J'ai fait mes aveux et comme mon conseil l'a dit, j'espère que d'autres suivront mon exemple, de quelque côté qu'ils soient, et j'espère que cela encouragera tous ceux qui ont commis des actes atroces à assumer leurs responsabilités, car ce n'est que comme cela qu'il sera possible de rétablir une cohabitation des peuples dans ces contrées. Il faudra du temps pour cela. Nous tous qui avons pris part directement à tout cela, il nous faut comprendre que nous serons un facteur important dans cette réconciliation et le rétablissement de la vie commune. Ce Tribunal joue un rôle important en ce sens, et j'essaie de l’y l'aider.

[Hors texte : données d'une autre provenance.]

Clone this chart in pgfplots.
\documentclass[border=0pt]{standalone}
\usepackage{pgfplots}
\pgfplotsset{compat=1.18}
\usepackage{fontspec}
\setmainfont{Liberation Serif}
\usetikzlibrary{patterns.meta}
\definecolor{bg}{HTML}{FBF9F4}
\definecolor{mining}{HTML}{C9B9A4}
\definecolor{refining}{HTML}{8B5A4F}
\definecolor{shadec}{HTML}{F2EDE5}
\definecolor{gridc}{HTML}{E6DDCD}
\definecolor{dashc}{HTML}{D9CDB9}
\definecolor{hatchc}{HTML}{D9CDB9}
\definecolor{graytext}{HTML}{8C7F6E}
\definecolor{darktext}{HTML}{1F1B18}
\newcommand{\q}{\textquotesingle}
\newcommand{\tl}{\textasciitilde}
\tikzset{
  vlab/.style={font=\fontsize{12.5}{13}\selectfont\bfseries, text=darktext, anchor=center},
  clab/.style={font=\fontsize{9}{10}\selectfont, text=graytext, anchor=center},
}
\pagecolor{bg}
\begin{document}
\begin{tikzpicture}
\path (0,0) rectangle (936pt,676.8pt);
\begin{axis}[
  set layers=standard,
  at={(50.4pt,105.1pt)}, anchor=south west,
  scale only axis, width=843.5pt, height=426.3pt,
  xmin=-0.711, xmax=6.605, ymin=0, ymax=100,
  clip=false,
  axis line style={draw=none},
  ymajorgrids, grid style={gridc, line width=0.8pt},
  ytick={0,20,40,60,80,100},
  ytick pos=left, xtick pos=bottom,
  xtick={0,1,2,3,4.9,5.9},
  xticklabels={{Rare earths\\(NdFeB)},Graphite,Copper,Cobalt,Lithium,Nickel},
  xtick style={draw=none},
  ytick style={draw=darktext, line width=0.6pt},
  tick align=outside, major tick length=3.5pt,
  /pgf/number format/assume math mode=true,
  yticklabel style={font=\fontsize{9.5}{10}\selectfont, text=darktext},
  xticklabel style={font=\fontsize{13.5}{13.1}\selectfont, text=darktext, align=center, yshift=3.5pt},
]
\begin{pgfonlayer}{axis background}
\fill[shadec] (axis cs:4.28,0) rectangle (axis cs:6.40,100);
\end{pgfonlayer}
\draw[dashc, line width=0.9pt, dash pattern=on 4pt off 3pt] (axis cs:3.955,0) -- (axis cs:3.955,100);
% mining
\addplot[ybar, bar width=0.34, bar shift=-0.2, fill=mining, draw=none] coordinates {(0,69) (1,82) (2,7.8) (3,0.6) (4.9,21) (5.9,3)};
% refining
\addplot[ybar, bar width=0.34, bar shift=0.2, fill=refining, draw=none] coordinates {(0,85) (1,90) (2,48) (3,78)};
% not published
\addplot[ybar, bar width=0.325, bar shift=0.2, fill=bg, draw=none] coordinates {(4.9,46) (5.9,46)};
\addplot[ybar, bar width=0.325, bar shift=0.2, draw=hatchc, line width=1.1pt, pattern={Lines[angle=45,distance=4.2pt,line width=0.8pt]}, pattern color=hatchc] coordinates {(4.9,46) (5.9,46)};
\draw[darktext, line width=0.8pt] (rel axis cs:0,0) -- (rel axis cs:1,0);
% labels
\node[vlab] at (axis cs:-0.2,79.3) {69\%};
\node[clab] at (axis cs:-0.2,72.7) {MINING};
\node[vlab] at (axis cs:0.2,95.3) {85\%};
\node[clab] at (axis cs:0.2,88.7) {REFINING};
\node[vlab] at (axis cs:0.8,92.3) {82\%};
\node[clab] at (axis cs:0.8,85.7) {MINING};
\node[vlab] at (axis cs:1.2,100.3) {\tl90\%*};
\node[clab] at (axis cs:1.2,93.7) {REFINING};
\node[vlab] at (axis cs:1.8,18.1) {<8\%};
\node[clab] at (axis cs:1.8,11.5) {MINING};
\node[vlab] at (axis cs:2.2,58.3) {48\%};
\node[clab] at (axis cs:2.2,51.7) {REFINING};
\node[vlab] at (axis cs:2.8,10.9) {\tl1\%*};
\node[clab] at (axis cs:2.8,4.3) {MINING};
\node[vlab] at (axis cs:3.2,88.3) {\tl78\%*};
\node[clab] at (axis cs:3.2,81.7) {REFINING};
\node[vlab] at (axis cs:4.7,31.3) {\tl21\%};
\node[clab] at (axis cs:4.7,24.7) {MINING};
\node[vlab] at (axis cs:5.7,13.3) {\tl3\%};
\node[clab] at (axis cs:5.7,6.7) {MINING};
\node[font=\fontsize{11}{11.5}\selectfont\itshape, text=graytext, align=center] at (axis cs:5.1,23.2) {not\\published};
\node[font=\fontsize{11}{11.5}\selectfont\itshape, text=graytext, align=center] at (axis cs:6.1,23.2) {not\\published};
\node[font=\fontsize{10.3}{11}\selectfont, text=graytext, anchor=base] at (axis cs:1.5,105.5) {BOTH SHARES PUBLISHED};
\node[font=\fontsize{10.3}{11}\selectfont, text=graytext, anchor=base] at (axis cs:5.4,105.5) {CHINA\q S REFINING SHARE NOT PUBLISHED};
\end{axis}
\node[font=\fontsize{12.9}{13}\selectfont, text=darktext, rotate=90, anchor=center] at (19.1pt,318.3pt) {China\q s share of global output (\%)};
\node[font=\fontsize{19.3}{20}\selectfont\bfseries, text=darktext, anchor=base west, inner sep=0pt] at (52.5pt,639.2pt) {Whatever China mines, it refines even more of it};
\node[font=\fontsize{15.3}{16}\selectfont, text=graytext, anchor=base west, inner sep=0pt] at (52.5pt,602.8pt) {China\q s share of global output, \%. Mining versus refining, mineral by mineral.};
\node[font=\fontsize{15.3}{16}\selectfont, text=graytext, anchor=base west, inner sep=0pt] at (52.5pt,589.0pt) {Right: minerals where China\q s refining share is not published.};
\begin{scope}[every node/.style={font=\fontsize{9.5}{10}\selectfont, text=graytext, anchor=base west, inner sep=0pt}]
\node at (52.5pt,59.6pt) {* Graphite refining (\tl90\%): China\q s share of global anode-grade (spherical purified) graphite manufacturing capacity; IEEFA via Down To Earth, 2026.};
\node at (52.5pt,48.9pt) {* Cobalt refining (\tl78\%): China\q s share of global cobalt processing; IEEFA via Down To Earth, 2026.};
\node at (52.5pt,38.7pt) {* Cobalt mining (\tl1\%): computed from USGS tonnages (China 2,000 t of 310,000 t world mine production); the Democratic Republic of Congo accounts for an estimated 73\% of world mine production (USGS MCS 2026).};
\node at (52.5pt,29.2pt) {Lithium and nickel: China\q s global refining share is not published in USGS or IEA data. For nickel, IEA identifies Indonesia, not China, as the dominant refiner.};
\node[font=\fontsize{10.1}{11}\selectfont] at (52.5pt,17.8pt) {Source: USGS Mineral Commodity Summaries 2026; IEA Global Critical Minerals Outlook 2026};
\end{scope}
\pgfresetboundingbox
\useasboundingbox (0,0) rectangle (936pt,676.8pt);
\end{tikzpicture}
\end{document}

Nous ne devons jamais oublier les victimes. Je ne peux pas parler aux noms des autres, je ne peux parler qu'en mon propre nom. Parmi ces victimes, j’avais de vrais amis, des gens avec qui j'ai grandi et je veux réitérer l’expression de mes remords les plus sincères pour tout ce que j'ai commis là-bas. J'espère avoir l'occasion de me racheter et d'agir autant que possible pour réduire leur souffrance. Un message m'a été envoyé, une parente m'a rendu visite et Monsieur le Président, Madame le Juge, je souhaite saisir cette occasion afin de vous remercier de m'avoir donné la parole, de m'avoir entendu. Je vous remercie en mon nom et au nom de ma mère et de ma sœur, qui sont ici. Je leur ai dit que cela se déroulait en audience publique et elles m'ont demandé de faire passer le message que leur porte est ouverte à tout moment, que tous ceux qui souhaitent s’entretenir avec elles sont bienvenus, qu’il s’agisse de victimes ou même de gens qui n’ont pas été à Sušica.

On peut considérer qu'il ne s’agit que de paroles en l'air et que ceci ne suffit pas, qu'il faut passer aux actes. Or je suis prêt à travailler sur le retour et le rétablissement de la confiance, le retour de ces personnes déplacées. C'est mon souhait.